The simians, who received a reward for touching the correct box, chose the sum-containing box 76 percent of the time. College students, who were asked to solve the problem "by feel" rather than by counting (the screens flashed for a mere half second), chose the correct box 94 percent of the time.

"It tells us something about the evolution of math," says Jessica Cantlon, a postdoctoral researcher at Duke University in Durham, N.C., and lead author of the study. "We know that humans have sophisticated ways of thinking about numbers.

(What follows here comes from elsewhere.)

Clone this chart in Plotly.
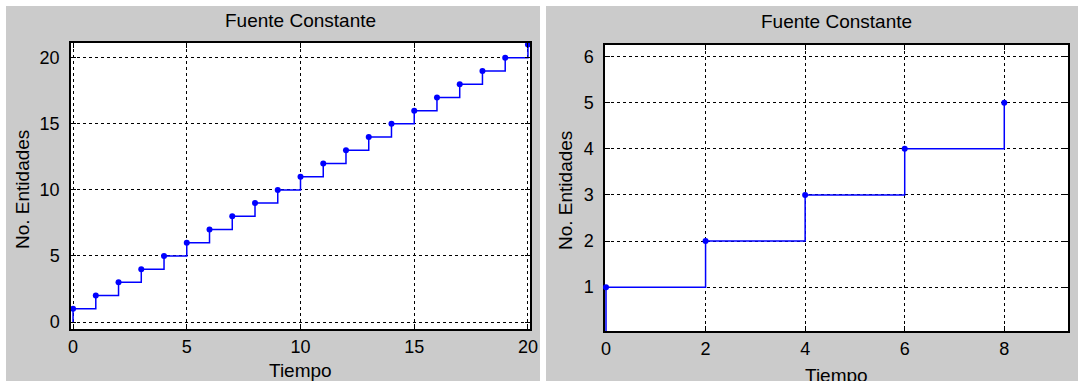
import plotly.graph_objects as go

# ---- data ----
t_left = list(range(0, 21))
n_left = [i + 1 for i in t_left]
t_right = [0, 2, 4, 6, 8]
n_right = [1, 2, 3, 4, 5]

title_text = "Fuente Constante"
xlabel = "Tiempo"
ylabel = "No. Entidades"
left_xticks = [0, 5, 10, 15, 20]
left_yticks = [0, 5, 10, 15, 20]
right_xticks = [0, 2, 4, 6, 8]
right_yticks = [1, 2, 3, 4, 5, 6]

W, H = 1078, 381
FONT = "Liberation Sans, Arial, sans-serif"
BLUE = "#0000ff"
GRAY = "#cbcbcb"

def px_x(p):
    return p / W

def px_y(p):
    return 1 - p / H

fig = go.Figure()

# left stairs
fig.add_trace(go.Scatter(x=[t_left[0]] + t_left, y=[0] + n_left, mode="lines",
                         line=dict(color=BLUE, width=1.5, shape="hv"),
                         xaxis="x", yaxis="y", showlegend=False, hoverinfo="skip"))
fig.add_trace(go.Scatter(x=t_left, y=n_left, mode="markers",
                         marker=dict(color=BLUE, size=6), cliponaxis=False,
                         xaxis="x", yaxis="y", showlegend=False))
# right stairs
fig.add_trace(go.Scatter(x=[t_right[0]] + t_right, y=[0] + n_right, mode="lines",
                         line=dict(color=BLUE, width=1.5, shape="hv"),
                         xaxis="x2", yaxis="y2", showlegend=False, hoverinfo="skip"))
fig.add_trace(go.Scatter(x=t_right, y=n_right, mode="markers",
                         marker=dict(color=BLUE, size=6), cliponaxis=False,
                         xaxis="x2", yaxis="y2", showlegend=False))

axis_common = dict(showline=True, linecolor="black", linewidth=1.5, mirror="ticks",
                   ticks="inside", ticklen=5, tickcolor="black", tickwidth=1,
                   showgrid=True, gridcolor="black", gridwidth=1, griddash="3px,3px",
                   zeroline=False, tickfont=dict(family=FONT, size=18, color="black"),
                   fixedrange=True)

L = (71, 530, 43, 329)   # left, right, top, bottom in px
R = (605, 1068, 45, 331)

fig.update_layout(
    autosize=True, margin=dict(l=0, r=0, t=0, b=0, autoexpand=False),
    paper_bgcolor="white", plot_bgcolor="white",
    xaxis=dict(domain=[px_x(L[0]), px_x(L[1])], range=[-0.09, 20.09],
               tickvals=left_xticks, anchor="y", ticklabelstandoff=1, **axis_common),
    yaxis=dict(domain=[px_y(L[3]), px_y(L[2])], range=[-0.53, 21.12],
               tickvals=left_yticks, anchor="x", ticklabelstandoff=6, **axis_common),
    xaxis2=dict(domain=[px_x(R[0]), px_x(R[1])], range=[-0.02, 9.28],
                tickvals=right_xticks, anchor="y2", ticklabelstandoff=1, **axis_common),
    yaxis2=dict(domain=[px_y(R[3]), px_y(R[2])], range=[0.05, 6.25],
                tickvals=right_yticks, anchor="x2", ticklabelstandoff=6, layer="below traces",
                **axis_common),
)

shapes = [
    dict(type="rect", xref="paper", yref="paper", x0=px_x(6), x1=px_x(540), y0=0, y1=px_y(6),
         fillcolor=GRAY, line=dict(width=0), layer="below"),
    dict(type="rect", xref="paper", yref="paper", x0=px_x(546), x1=1, y0=0, y1=px_y(6),
         fillcolor=GRAY, line=dict(width=0), layer="below"),
    dict(type="rect", xref="x domain", yref="y domain", x0=0, x1=1, y0=0, y1=1,
         fillcolor="white", line=dict(width=0), layer="below"),
    dict(type="rect", xref="x2 domain", yref="y2 domain", x0=0, x1=1, y0=0, y1=1,
         fillcolor="white", line=dict(width=0), layer="below"),
]
fig.update_layout(shapes=shapes)

tf = dict(family=FONT, size=19, color="black")
ann = [
    dict(text=title_text, x=px_x((L[0] + L[1]) / 2), y=px_y(20)),
    dict(text=title_text, x=px_x((R[0] + R[1]) / 2), y=px_y(22)),
    dict(text=xlabel, x=px_x((L[0] + L[1]) / 2), y=px_y(370)),
    dict(text=xlabel, x=px_x((R[0] + R[1]) / 2), y=px_y(375)),
    dict(text=ylabel, x=px_x(22), y=px_y(190), textangle=-90),
    dict(text=ylabel, x=px_x(565), y=px_y(191), textangle=-90),
]
for a in ann:
    a.update(xref="paper", yref="paper", showarrow=False, xanchor="center", yanchor="middle",
             font=tf)
fig.update_layout(annotations=ann)

post = ("document.documentElement.style.margin='0';document.documentElement.style.padding='0';"
        "document.documentElement.style.overflow='hidden';"
        "document.body.style.margin='0';document.body.style.padding='0';"
        "document.body.style.overflow='hidden';"
        "var gd=document.getElementById('{plot_id}');"
        "gd.style.width=window.innerWidth+'px';gd.style.height=window.innerHeight+'px';"
        "Plotly.relayout(gd,{width:window.innerWidth,height:window.innerHeight});")

fig.write_html("out.html", config={"displayModeBar": False},
               default_width="1078px", default_height="381px", post_script=post)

But when you take language and symbols away from humans, it seems that there are these more primitive abilities lingering around."

Calamity for coral?

Rising levels of carbon dioxide in Earth's atmosphere could drive coral reefs, one of the planet's most diverse ecosystems, out of existence, scientists report in the Dec. 14 issue of the journal Science. The oceans absorb about one-third of the atmosphere's CO2. In the water, the gas forms carbonic acid, the same stuff used to give soda its fizz. More acidic oceans, combined with generally higher temperatures, make the minerals coral needs to grow its signature skeleton less available. Combined with overfishing and pollution, the stress could push coral reef systems over a "tipping point," according to the paper.

Currently at 380 parts per million (p.p.m.), the highest CO2 concentration of the past 740,000 years, atmospheric CO2 levels are predicted to reach 560 p.p.m. by century's end. If humanity does nothing to curb emissions, oceans may be too acidic for coral growth by mid-century, say the authors.

Australia's great barrier reef – the world's largest – has already shown a 20.6 percent decrease in growth during the past 16 years. (Although scientists can't attribute the reef's decreased vitality to higher CO2 with absolute certainty, the findings are consistent with predicted changes.) In some cases, scientists have observed that algae now prevail in ecosystems previously dominated by coral, a shift perhaps spurred by the oceans' changing chemistry.

But the greatest warning against a business-as-usual approach to human carbon emissions may come from Earth's past. Some 245 million years ago in the early Triassic period, atmospheric CO2 levels spiked to at least five times today's levels. The corresponding fossil record indicates that few calcified organisms inhabited the sea.